### Do this
All of the material below is to be restated word for word, apart from the pictures.

### Source excerpt

━━━━━━

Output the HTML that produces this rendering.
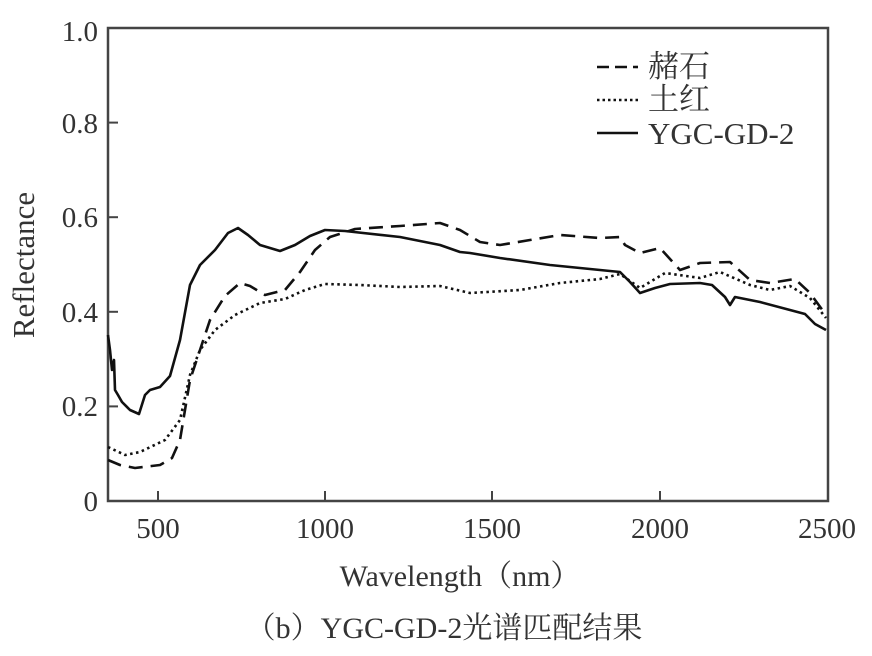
<!DOCTYPE html>
<html><head><meta charset="utf-8"><style>
body{margin:0;background:#fff;}
svg text{font-family:"Liberation Serif","Noto Serif CJK SC",serif;fill:#333;}
</style></head><body>
<svg width="872" height="651" viewBox="0 0 872 651" xmlns="http://www.w3.org/2000/svg">
<rect x="0" y="0" width="872" height="651" fill="#fff"/>
<rect x="108" y="28" width="720" height="473" fill="none" stroke="#444" stroke-width="2.5"/>
<g stroke="#444" stroke-width="2">
<line x1="108" y1="501" x2="118" y2="501"/>
<line x1="108" y1="406.4" x2="118" y2="406.4"/>
<line x1="108" y1="311.8" x2="118" y2="311.8"/>
<line x1="108" y1="217.2" x2="118" y2="217.2"/>
<line x1="108" y1="122.6" x2="118" y2="122.6"/>
<line x1="158" y1="501" x2="158" y2="491"/>
<line x1="325" y1="501" x2="325" y2="491"/>
<line x1="492" y1="501" x2="492" y2="491"/>
<line x1="660" y1="501" x2="660" y2="491"/>
</g>
<g font-size="29" text-anchor="end">
<text x="98" y="511">0</text>
<text x="98" y="416">0.2</text>
<text x="98" y="322">0.4</text>
<text x="98" y="227">0.6</text>
<text x="98" y="133">0.8</text>
<text x="98" y="41">1.0</text>
</g>
<g font-size="29" text-anchor="middle">
<text x="158" y="538">500</text>
<text x="325" y="538">1000</text>
<text x="492" y="538">1500</text>
<text x="660" y="538">2000</text>
<text x="827" y="538">2500</text>
</g>
<text font-size="30" text-anchor="middle" x="460" y="586">Wavelength（nm）</text>
<text font-size="30" text-anchor="middle" x="444" y="638">（b）YGC-GD-2光谱匹配结果</text>
<text font-size="31" text-anchor="middle" transform="translate(34,265) rotate(-90)">Reflectance</text>
<g fill="none" stroke="#111" stroke-width="2.6" stroke-linejoin="round">
<polyline points="108,335 110,350 112,370 114,360 115,390 118,395 122,402 130,410 139,414 145,395 150,390 160,387 170,376 180,340 190,285 200,265 215,250 228,233 238,228 248,235 260,245 280,251 295,245 310,236 325,230 345,231 400,237 440,245 460,252 470,253 500,258 550,265 600,270 620,272 630,282 640,293 655,288 670,284 700,283 712,285 725,297 730,305 735,297 760,302 790,310 805,314 815,324 826,330"/>
<polyline stroke-dasharray="14,8" points="108,460 120,465 135,468 160,465 172,458 180,440 185,410 190,380 200,350 210,320 225,296 240,283 250,286 265,295 285,290 300,272 315,250 330,237 355,229 400,226 440,223 460,230 480,242 500,245 530,240 560,235 600,238 620,237 625,245 640,253 660,248 680,270 700,263 730,262 750,280 770,283 795,279 810,293 826,315"/>
<polyline stroke-dasharray="2.5,3.5" points="108,447 125,455 140,452 165,440 180,420 190,375 200,350 215,330 235,315 260,303 285,299 305,290 325,284 360,285 400,287 440,286 470,293 520,290 560,283 600,279 620,274 640,288 665,273 700,278 720,272 750,285 770,290 790,286 810,298 826,318"/>
<line x1="597" y1="67" x2="638" y2="67" stroke-dasharray="12,6"/>
<line x1="597" y1="100" x2="638" y2="100" stroke-dasharray="2.5,3"/>
<line x1="597" y1="133" x2="638" y2="133"/>
</g>
<g font-size="31">
<text x="648" y="77" font-family="'Noto Serif CJK SC',serif">赭石</text>
<text x="648" y="110" font-family="'Noto Serif CJK SC',serif">土红</text>
<text x="648" y="144">YGC-GD-2</text>
</g>
</svg>
</body></html>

━━━━━━

### Written response
Output the HTML that produces this rendering.
<!DOCTYPE html>
<html><head><meta charset="utf-8"><style>
body{margin:0;background:#fff;}
svg text{font-family:"Liberation Serif","Noto Serif CJK SC",serif;fill:#333;}
</style></head><body>
<svg width="872" height="651" viewBox="0 0 872 651" xmlns="http://www.w3.org/2000/svg">
<rect x="0" y="0" width="872" height="651" fill="#fff"/>
<rect x="108" y="28" width="720" height="473" fill="none" stroke="#444" stroke-width="2.5"/>
<g stroke="#444" stroke-width="2">
<line x1="108" y1="501" x2="118" y2="501"/>
<line x1="108" y1="406.4" x2="118" y2="406.4"/>
<line x1="108" y1="311.8" x2="118" y2="311.8"/>
<line x1="108" y1="217.2" x2="118" y2="217.2"/>
<line x1="108" y1="122.6" x2="118" y2="122.6"/>
<line x1="158" y1="501" x2="158" y2="491"/>
<line x1="325" y1="501" x2="325" y2="491"/>
<line x1="492" y1="501" x2="492" y2="491"/>
<line x1="660" y1="501" x2="660" y2="491"/>
</g>
<g font-size="29" text-anchor="end">
<text x="98" y="511">0</text>
<text x="98" y="416">0.2</text>
<text x="98" y="322">0.4</text>
<text x="98" y="227">0.6</text>
<text x="98" y="133">0.8</text>
<text x="98" y="41">1.0</text>
</g>
<g font-size="29" text-anchor="middle">
<text x="158" y="538">500</text>
<text x="325" y="538">1000</text>
<text x="492" y="538">1500</text>
<text x="660" y="538">2000</text>
<text x="827" y="538">2500</text>
</g>
<text font-size="30" text-anchor="middle" x="460" y="586">Wavelength（nm）</text>
<text font-size="30" text-anchor="middle" x="444" y="638">（b）YGC-GD-2光谱匹配结果</text>
<text font-size="31" text-anchor="middle" transform="translate(34,265) rotate(-90)">Reflectance</text>
<g fill="none" stroke="#111" stroke-width="2.6" stroke-linejoin="round">
<polyline points="108,335 110,350 112,370 114,360 115,390 118,395 122,402 130,410 139,414 145,395 150,390 160,387 170,376 180,340 190,285 200,265 215,250 228,233 238,228 248,235 260,245 280,251 295,245 310,236 325,230 345,231 400,237 440,245 460,252 470,253 500,258 550,265 600,270 620,272 630,282 640,293 655,288 670,284 700,283 712,285 725,297 730,305 735,297 760,302 790,310 805,314 815,324 826,330"/>
<polyline stroke-dasharray="14,8" points="108,460 120,465 135,468 160,465 172,458 180,440 185,410 190,380 200,350 210,320 225,296 240,283 250,286 265,295 285,290 300,272 315,250 330,237 355,229 400,226 440,223 460,230 480,242 500,245 530,240 560,235 600,238 620,237 625,245 640,253 660,248 680,270 700,263 730,262 750,280 770,283 795,279 810,293 826,315"/>
<polyline stroke-dasharray="2.5,3.5" points="108,447 125,455 140,452 165,440 180,420 190,375 200,350 215,330 235,315 260,303 285,299 305,290 325,284 360,285 400,287 440,286 470,293 520,290 560,283 600,279 620,274 640,288 665,273 700,278 720,272 750,285 770,290 790,286 810,298 826,318"/>
<line x1="597" y1="67" x2="638" y2="67" stroke-dasharray="12,6"/>
<line x1="597" y1="100" x2="638" y2="100" stroke-dasharray="2.5,3"/>
<line x1="597" y1="133" x2="638" y2="133"/>
</g>
<g font-size="31">
<text x="648" y="77" font-family="'Noto Serif CJK SC',serif">赭石</text>
<text x="648" y="110" font-family="'Noto Serif CJK SC',serif">土红</text>
<text x="648" y="144">YGC-GD-2</text>
</g>
</svg>
</body></html>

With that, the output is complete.